* **Task instructions**
All of the listing below must be repeated word for word. Pictures are the only thing to omit.

* **Source material**
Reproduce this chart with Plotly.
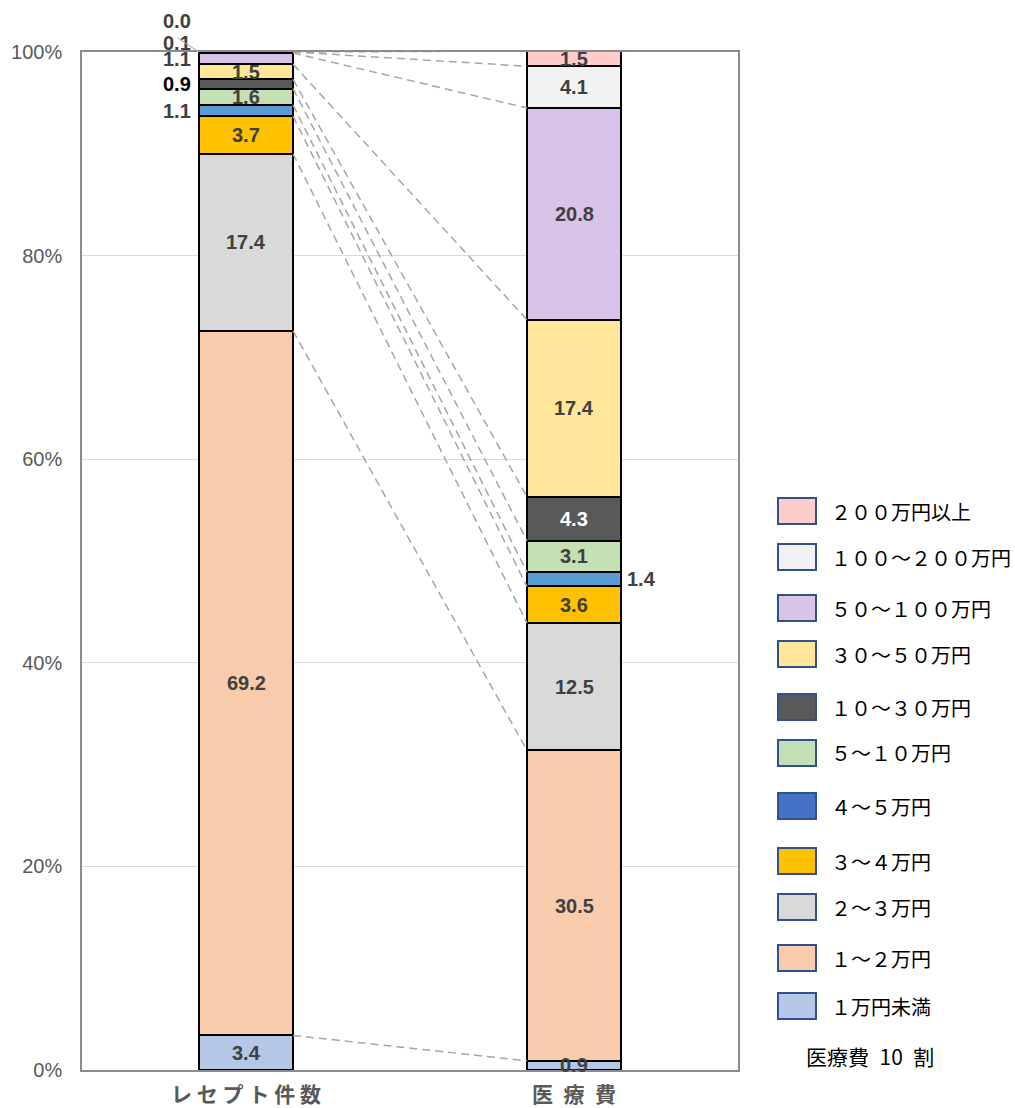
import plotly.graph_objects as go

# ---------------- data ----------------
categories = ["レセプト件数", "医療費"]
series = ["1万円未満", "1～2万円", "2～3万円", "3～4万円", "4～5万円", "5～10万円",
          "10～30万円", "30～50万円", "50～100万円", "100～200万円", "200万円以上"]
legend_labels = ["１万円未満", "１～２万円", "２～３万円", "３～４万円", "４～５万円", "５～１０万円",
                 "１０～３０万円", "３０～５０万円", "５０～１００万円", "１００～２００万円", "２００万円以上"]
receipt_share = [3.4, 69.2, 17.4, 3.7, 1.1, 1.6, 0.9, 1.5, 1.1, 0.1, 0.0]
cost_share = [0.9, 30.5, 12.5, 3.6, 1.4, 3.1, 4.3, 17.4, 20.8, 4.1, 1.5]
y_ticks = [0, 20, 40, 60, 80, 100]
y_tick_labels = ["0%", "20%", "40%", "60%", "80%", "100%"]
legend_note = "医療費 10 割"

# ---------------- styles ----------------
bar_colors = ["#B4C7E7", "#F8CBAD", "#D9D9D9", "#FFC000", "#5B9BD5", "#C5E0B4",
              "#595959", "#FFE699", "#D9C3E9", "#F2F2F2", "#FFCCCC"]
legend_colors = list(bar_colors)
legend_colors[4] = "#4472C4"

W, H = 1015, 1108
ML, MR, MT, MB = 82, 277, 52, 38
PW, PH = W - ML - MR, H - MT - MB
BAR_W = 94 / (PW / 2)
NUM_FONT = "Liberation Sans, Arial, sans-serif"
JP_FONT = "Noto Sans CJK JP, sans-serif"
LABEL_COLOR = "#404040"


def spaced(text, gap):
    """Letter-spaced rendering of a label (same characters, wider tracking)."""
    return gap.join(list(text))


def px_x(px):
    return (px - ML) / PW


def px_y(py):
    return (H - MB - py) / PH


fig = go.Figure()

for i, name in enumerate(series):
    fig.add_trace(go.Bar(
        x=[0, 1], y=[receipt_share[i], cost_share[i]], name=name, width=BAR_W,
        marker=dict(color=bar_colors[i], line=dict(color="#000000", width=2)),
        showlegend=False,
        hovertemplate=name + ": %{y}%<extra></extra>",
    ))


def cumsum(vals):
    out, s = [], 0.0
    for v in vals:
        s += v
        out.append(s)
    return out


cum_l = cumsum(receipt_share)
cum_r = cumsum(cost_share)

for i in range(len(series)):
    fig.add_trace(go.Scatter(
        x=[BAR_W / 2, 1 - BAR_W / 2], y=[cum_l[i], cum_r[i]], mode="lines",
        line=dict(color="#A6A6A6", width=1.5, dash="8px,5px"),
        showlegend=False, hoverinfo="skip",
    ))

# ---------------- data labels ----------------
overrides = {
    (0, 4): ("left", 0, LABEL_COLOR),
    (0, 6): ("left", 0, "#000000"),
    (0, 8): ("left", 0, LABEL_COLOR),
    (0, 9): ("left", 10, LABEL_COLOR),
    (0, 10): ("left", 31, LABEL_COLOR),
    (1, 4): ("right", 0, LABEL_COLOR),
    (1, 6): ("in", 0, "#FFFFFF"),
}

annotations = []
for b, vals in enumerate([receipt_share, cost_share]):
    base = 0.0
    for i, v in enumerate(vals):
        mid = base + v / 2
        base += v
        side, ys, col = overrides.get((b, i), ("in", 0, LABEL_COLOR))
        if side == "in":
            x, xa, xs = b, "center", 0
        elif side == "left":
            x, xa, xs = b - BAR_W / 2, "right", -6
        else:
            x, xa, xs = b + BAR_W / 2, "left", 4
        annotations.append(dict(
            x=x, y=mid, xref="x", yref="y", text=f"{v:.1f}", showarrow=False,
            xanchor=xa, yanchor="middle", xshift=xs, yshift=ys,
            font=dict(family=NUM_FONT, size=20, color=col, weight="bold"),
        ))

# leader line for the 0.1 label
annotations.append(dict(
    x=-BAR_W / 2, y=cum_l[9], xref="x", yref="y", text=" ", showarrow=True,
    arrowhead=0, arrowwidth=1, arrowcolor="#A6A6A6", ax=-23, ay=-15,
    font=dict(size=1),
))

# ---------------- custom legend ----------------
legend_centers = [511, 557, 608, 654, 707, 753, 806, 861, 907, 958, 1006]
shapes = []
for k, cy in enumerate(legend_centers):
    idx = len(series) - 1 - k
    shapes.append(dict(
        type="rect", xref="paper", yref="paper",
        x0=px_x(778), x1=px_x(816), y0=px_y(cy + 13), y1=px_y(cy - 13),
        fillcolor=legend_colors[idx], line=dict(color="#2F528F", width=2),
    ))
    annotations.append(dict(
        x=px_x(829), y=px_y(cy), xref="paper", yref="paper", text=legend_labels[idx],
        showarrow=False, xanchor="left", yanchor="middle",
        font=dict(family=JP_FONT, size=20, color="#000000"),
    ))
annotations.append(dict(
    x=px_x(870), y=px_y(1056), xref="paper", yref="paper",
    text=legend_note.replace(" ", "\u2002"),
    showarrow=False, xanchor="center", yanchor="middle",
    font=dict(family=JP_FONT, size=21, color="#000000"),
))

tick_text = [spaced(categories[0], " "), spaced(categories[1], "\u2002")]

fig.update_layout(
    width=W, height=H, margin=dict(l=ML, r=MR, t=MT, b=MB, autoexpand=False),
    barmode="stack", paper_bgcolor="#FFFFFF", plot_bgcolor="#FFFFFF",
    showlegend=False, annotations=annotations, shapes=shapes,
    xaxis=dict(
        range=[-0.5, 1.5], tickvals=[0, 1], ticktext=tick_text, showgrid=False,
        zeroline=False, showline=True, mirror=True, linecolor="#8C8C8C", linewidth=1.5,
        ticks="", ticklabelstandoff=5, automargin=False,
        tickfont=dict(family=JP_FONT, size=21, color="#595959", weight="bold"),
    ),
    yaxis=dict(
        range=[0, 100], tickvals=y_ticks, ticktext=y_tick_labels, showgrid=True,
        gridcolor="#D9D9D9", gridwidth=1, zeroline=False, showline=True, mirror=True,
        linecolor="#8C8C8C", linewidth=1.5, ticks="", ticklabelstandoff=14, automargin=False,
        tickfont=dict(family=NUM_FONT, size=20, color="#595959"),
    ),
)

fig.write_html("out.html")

* **Written solution**
Reproduce this chart with Plotly.
import plotly.graph_objects as go

# ---------------- data ----------------
categories = ["レセプト件数", "医療費"]
series = ["1万円未満", "1～2万円", "2～3万円", "3～4万円", "4～5万円", "5～10万円",
          "10～30万円", "30～50万円", "50～100万円", "100～200万円", "200万円以上"]
legend_labels = ["１万円未満", "１～２万円", "２～３万円", "３～４万円", "４～５万円", "５～１０万円",
                 "１０～３０万円", "３０～５０万円", "５０～１００万円", "１００～２００万円", "２００万円以上"]
receipt_share = [3.4, 69.2, 17.4, 3.7, 1.1, 1.6, 0.9, 1.5, 1.1, 0.1, 0.0]
cost_share = [0.9, 30.5, 12.5, 3.6, 1.4, 3.1, 4.3, 17.4, 20.8, 4.1, 1.5]
y_ticks = [0, 20, 40, 60, 80, 100]
y_tick_labels = ["0%", "20%", "40%", "60%", "80%", "100%"]
legend_note = "医療費 10 割"

# ---------------- styles ----------------
bar_colors = ["#B4C7E7", "#F8CBAD", "#D9D9D9", "#FFC000", "#5B9BD5", "#C5E0B4",
              "#595959", "#FFE699", "#D9C3E9", "#F2F2F2", "#FFCCCC"]
legend_colors = list(bar_colors)
legend_colors[4] = "#4472C4"

W, H = 1015, 1108
ML, MR, MT, MB = 82, 277, 52, 38
PW, PH = W - ML - MR, H - MT - MB
BAR_W = 94 / (PW / 2)
NUM_FONT = "Liberation Sans, Arial, sans-serif"
JP_FONT = "Noto Sans CJK JP, sans-serif"
LABEL_COLOR = "#404040"


def spaced(text, gap):
    """Letter-spaced rendering of a label (same characters, wider tracking)."""
    return gap.join(list(text))


def px_x(px):
    return (px - ML) / PW


def px_y(py):
    return (H - MB - py) / PH


fig = go.Figure()

for i, name in enumerate(series):
    fig.add_trace(go.Bar(
        x=[0, 1], y=[receipt_share[i], cost_share[i]], name=name, width=BAR_W,
        marker=dict(color=bar_colors[i], line=dict(color="#000000", width=2)),
        showlegend=False,
        hovertemplate=name + ": %{y}%<extra></extra>",
    ))


def cumsum(vals):
    out, s = [], 0.0
    for v in vals:
        s += v
        out.append(s)
    return out


cum_l = cumsum(receipt_share)
cum_r = cumsum(cost_share)

for i in range(len(series)):
    fig.add_trace(go.Scatter(
        x=[BAR_W / 2, 1 - BAR_W / 2], y=[cum_l[i], cum_r[i]], mode="lines",
        line=dict(color="#A6A6A6", width=1.5, dash="8px,5px"),
        showlegend=False, hoverinfo="skip",
    ))

# ---------------- data labels ----------------
overrides = {
    (0, 4): ("left", 0, LABEL_COLOR),
    (0, 6): ("left", 0, "#000000"),
    (0, 8): ("left", 0, LABEL_COLOR),
    (0, 9): ("left", 10, LABEL_COLOR),
    (0, 10): ("left", 31, LABEL_COLOR),
    (1, 4): ("right", 0, LABEL_COLOR),
    (1, 6): ("in", 0, "#FFFFFF"),
}

annotations = []
for b, vals in enumerate([receipt_share, cost_share]):
    base = 0.0
    for i, v in enumerate(vals):
        mid = base + v / 2
        base += v
        side, ys, col = overrides.get((b, i), ("in", 0, LABEL_COLOR))
        if side == "in":
            x, xa, xs = b, "center", 0
        elif side == "left":
            x, xa, xs = b - BAR_W / 2, "right", -6
        else:
            x, xa, xs = b + BAR_W / 2, "left", 4
        annotations.append(dict(
            x=x, y=mid, xref="x", yref="y", text=f"{v:.1f}", showarrow=False,
            xanchor=xa, yanchor="middle", xshift=xs, yshift=ys,
            font=dict(family=NUM_FONT, size=20, color=col, weight="bold"),
        ))

# leader line for the 0.1 label
annotations.append(dict(
    x=-BAR_W / 2, y=cum_l[9], xref="x", yref="y", text=" ", showarrow=True,
    arrowhead=0, arrowwidth=1, arrowcolor="#A6A6A6", ax=-23, ay=-15,
    font=dict(size=1),
))

# ---------------- custom legend ----------------
legend_centers = [511, 557, 608, 654, 707, 753, 806, 861, 907, 958, 1006]
shapes = []
for k, cy in enumerate(legend_centers):
    idx = len(series) - 1 - k
    shapes.append(dict(
        type="rect", xref="paper", yref="paper",
        x0=px_x(778), x1=px_x(816), y0=px_y(cy + 13), y1=px_y(cy - 13),
        fillcolor=legend_colors[idx], line=dict(color="#2F528F", width=2),
    ))
    annotations.append(dict(
        x=px_x(829), y=px_y(cy), xref="paper", yref="paper", text=legend_labels[idx],
        showarrow=False, xanchor="left", yanchor="middle",
        font=dict(family=JP_FONT, size=20, color="#000000"),
    ))
annotations.append(dict(
    x=px_x(870), y=px_y(1056), xref="paper", yref="paper",
    text=legend_note.replace(" ", "\u2002"),
    showarrow=False, xanchor="center", yanchor="middle",
    font=dict(family=JP_FONT, size=21, color="#000000"),
))

tick_text = [spaced(categories[0], " "), spaced(categories[1], "\u2002")]

fig.update_layout(
    width=W, height=H, margin=dict(l=ML, r=MR, t=MT, b=MB, autoexpand=False),
    barmode="stack", paper_bgcolor="#FFFFFF", plot_bgcolor="#FFFFFF",
    showlegend=False, annotations=annotations, shapes=shapes,
    xaxis=dict(
        range=[-0.5, 1.5], tickvals=[0, 1], ticktext=tick_text, showgrid=False,
        zeroline=False, showline=True, mirror=True, linecolor="#8C8C8C", linewidth=1.5,
        ticks="", ticklabelstandoff=5, automargin=False,
        tickfont=dict(family=JP_FONT, size=21, color="#595959", weight="bold"),
    ),
    yaxis=dict(
        range=[0, 100], tickvals=y_ticks, ticktext=y_tick_labels, showgrid=True,
        gridcolor="#D9D9D9", gridwidth=1, zeroline=False, showline=True, mirror=True,
        linecolor="#8C8C8C", linewidth=1.5, ticks="", ticklabelstandoff=14, automargin=False,
        tickfont=dict(family=NUM_FONT, size=20, color="#595959"),
    ),
)

fig.write_html("out.html")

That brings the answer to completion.